My parents told me I could stay until the dance was over, but they were going back to their room. The rooms at the lodge were small, had only one bed, and I was staying by myself next door to my parents.

When the tables were cleared, everyone began to move the tables and chairs back against the walls, clearing the floor. I was a kid in a room full of strangers, didn’t know what was going to happen, and I remember feeling very uncomfortable as I stood in a corner and watched what was going on.

The man I later learned was the “caller,” the one who told the dancers what to do, said he wanted everybody to join in, if anyone saw folks who weren’t with the group, then grab them and get them out on the floor.

I don’t remember who did the grabbing, but I ended up with a large group of people in a circle out on the floor. The caller said it wasn’t that hard, that all we had to do was listen to him and watch the other folks. As it turned out, I wasn’t the only one who didn’t know how to square dance.

The details during the rest of the evening are beyond recall, except that it was a lot of fun. Everybody seemed to laugh and joke about making mistakes, having as much fun doing that as doing things correctly.

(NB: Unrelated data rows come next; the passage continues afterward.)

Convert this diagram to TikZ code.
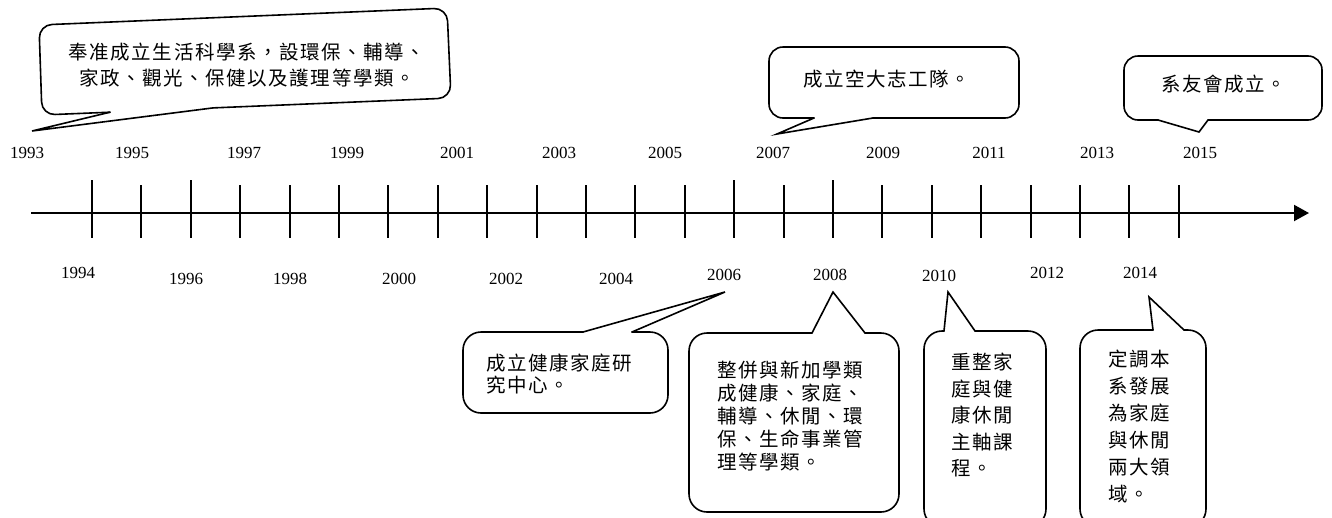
\documentclass[tikz,border=0pt]{standalone}
\usepackage{fontspec}
\setmainfont{Liberation Serif}
\newfontfamily\cjk[LetterSpace=8]{Noto Sans CJK TC}
\usetikzlibrary{arrows.meta}
\tikzset{
  bubble/.style={draw=black, line width=1.6pt, line join=round, line cap=round},
  bubbletail/.style={draw=black, line width=1.6pt, line join=miter, line cap=round},
  yearlbl/.style={inner sep=0pt, font=\fontsize{17}{18}\selectfont},
  tickline/.style={line width=1.8pt},
  axisline/.style={line width=2pt, -{Triangle[length=15pt,width=16pt]}},
  cjkbox/.style={inner sep=0pt, align=left, font=\cjk\fontsize{19.5}{#1}\selectfont},
  cjkcbox/.style={inner sep=0pt, align=center, font=\cjk\fontsize{19.5}{#1}\selectfont},
}
% #1 radius, #2 start, #3-#6 corners, #7 end, #8 tail tip
\newcommand{\callbubble}[8]{%
  \draw[bubble,rounded corners=#1] #2 -- #3 -- #4 -- #5 -- #6 -- #7;
  \draw[bubbletail] #7 -- #8 -- #2;}
\begin{document}
\begin{tikzpicture}[x=1pt,y=-1pt]
\useasboundingbox (0,0) rectangle (1332,517);
\clip (0,0) rectangle (1332,517);

% axis
\coordinate (axs) at (31,213);
\coordinate (axe) at (1309,213);
\draw[axisline] (axs) -- (axe);
\foreach \i in {0,...,22}{
  \pgfmathsetmacro\tx{round(92+49.4*\i)}
  \draw[tickline] (\tx,185) -- (\tx,238);
}
\foreach \i in {0,2,13,15}{
  \pgfmathsetmacro\tx{round(92+49.4*\i)}
  \draw[tickline] (\tx,180) -- (\tx,236);
}

% top year labels
\foreach \yr/\xx in {1993/27,1995/132,1997/244,1999/347,2001/457,2003/559,2005/665,2007/773,2009/883,2011/989,2013/1097,2015/1200}{
  \node[yearlbl] (y\yr) at (\xx,153) {\yr};
}
% bottom year labels
\node[yearlbl] (y1994) at (78,273) {1994};
\foreach \yr/\xx/\yy in {1996/186/279,1998/290/279,2000/399/279,2002/506/279,2004/616/279,2006/724/275,2008/830/275,2010/939/276,2012/1047/273,2014/1140/273}{
  \node[yearlbl] (y\yr) at (\xx,\yy) {\yr};
}

% top-left callout (slightly skewed)
\callbubble{13pt}{(110,112.2)}{(42,115)}{(39,25)}{(447,8)}{(451,98)}{(213,107.9)}{(32,131)}
\node[cjkcbox=26] (tl) at (247,65) {奉准成立生活科學系，設環保、輔導、\\家政、觀光、保健以及護理等學類。};

% top-middle callout
\callbubble{14pt}{(814,118)}{(769,118)}{(769,47)}{(1019,47)}{(1019,118)}{(873,118)}{(777,134)}
\node[cjkcbox=26] (tm) at (887,79) {成立空大志工隊。};

% top-right callout
\callbubble{14pt}{(1158,120)}{(1124,120)}{(1124,56)}{(1322,56)}{(1322,120)}{(1208,120)}{(1199,132)}
\node[cjkcbox=26] (tr) at (1224,84) {系友會成立。};

% bottom callouts
\callbubble{18pt}{(632,332)}{(668,332)}{(668,413)}{(463,413)}{(463,332)}{(583,332)}{(725,292)}
\node[cjkbox=22, anchor=west] (ba) at (486,374) {成立健康家庭研\\究中心。};

\callbubble{18pt}{(865,333)}{(899,333)}{(899,512)}{(689,512)}{(689,333)}{(812,333)}{(833,292)}
\node[cjkbox=23, anchor=west] (bb) at (717,416) {整併與新加學類\\成健康、家庭、\\輔導、休閒、環\\保、生命事業管\\理等學類。};

\callbubble{18pt}{(975,331)}{(1046,331)}{(1046,527)}{(924,527)}{(924,331)}{(944,331)}{(948,292)}
\node[cjkbox=26.5, anchor=west] (bc) at (951,415) {重整家\\庭與健\\康休閒\\主軸課\\程。};

\callbubble{18pt}{(1184,330)}{(1206,330)}{(1206,527)}{(1080,527)}{(1080,330)}{(1153,330)}{(1149,297)}
\node[cjkbox=27, anchor=west] (bd) at (1108,427) {定調本\\系發展\\為家庭\\與休閒\\兩大領\\域。};
\end{tikzpicture}
\end{document}
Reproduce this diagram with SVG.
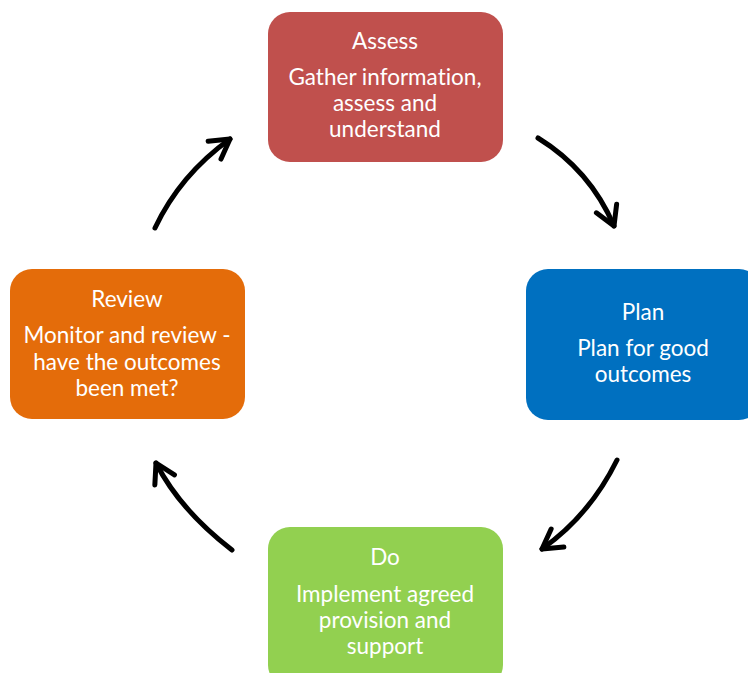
<svg xmlns="http://www.w3.org/2000/svg" width="748" height="673" viewBox="0 0 748 673">
<style>
.box{stroke:none}
.t{font-family:Lato,"Open Sans","Liberation Sans",sans-serif;font-size:22.5px;fill:#ffffff;text-anchor:middle;font-variant-ligatures:none}
.arr{fill:none;stroke:#000;stroke-width:5;stroke-linecap:round;marker-end:url(#head)}
</style>
<defs>
<marker id="head" markerUnits="userSpaceOnUse" viewBox="-25 -20 30 40" markerWidth="30" markerHeight="40" refX="0" refY="0" orient="auto" overflow="visible">
<path d="M-19,-11 L0,0 L-19,11" fill="none" stroke="#000" stroke-width="5" stroke-linecap="round" stroke-linejoin="round"/>
</marker>
</defs>
<rect width="748" height="673" fill="#ffffff"/>
<g id="assess">
<rect class="box" x="268" y="12" width="235" height="150" rx="22" fill="#C0504D"/>
<text class="t" x="385" y="49">Assess</text>
<text class="t" x="385" y="85">Gather information,</text>
<text class="t" x="385" y="111">assess and</text>
<text class="t" x="385" y="137">understand</text>
</g>
<g id="plan">
<rect class="box" x="526" y="269" width="235" height="151" rx="22" fill="#0070C0"/>
<text class="t" x="643" y="320">Plan</text>
<text class="t" x="643" y="356">Plan for good</text>
<text class="t" x="643" y="382">outcomes</text>
</g>
<g id="do">
<rect class="box" x="268" y="527" width="235" height="160" rx="22" fill="#92D050"/>
<text class="t" x="385" y="565">Do</text>
<text class="t" x="385" y="602">Implement agreed</text>
<text class="t" x="385" y="628">provision and</text>
<text class="t" x="385" y="654">support</text>
</g>
<g id="review">
<rect class="box" x="10" y="269" width="235" height="150" rx="22" fill="#E46C0A"/>
<text class="t" x="127" y="307">Review</text>
<text class="t" x="127" y="343">Monitor and review -</text>
<text class="t" x="127" y="370">have the outcomes</text>
<text class="t" x="127" y="396">been met?</text>
</g>
<g id="connectors">
<path class="arr" d="M538,138 Q590,170 614,226"/>
<path class="arr" d="M617,460 Q590,515 542,549"/>
<path class="arr" d="M232,550 Q180,510 156,463"/>
<path class="arr" d="M155,228 Q180,175 230,139"/>
</g>
</svg>
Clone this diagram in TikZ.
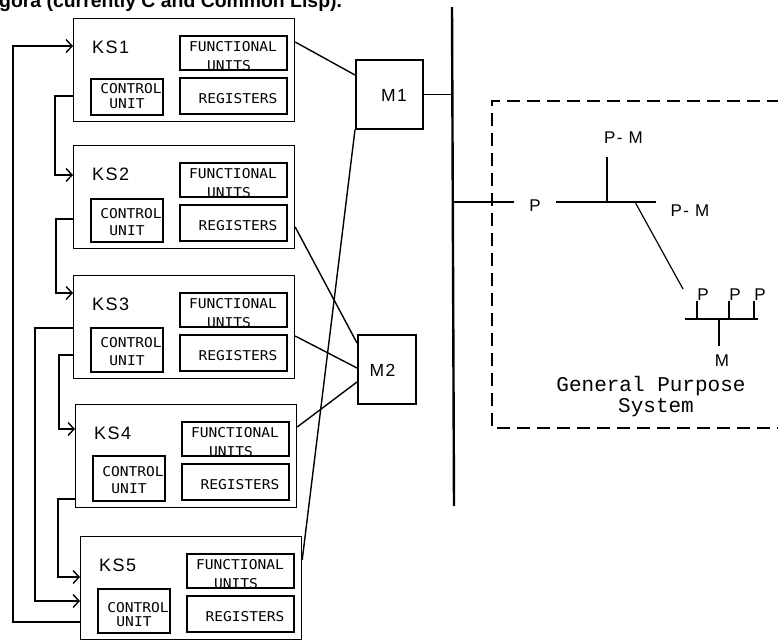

I grew up to have a working career that quite often put me in front of groups of people I didn’t know. I never felt self-consciousness. And I didn’t worry about making a mistake. I knew the strangers would laugh with me, not at me.

No thought had ever been given to how things worked out until I found those two photographs. In retrospect, I suspect that a big part of that self-confidence came from that one night in the life of a young country boy who learned as much about people he did not know as he did about square dancing.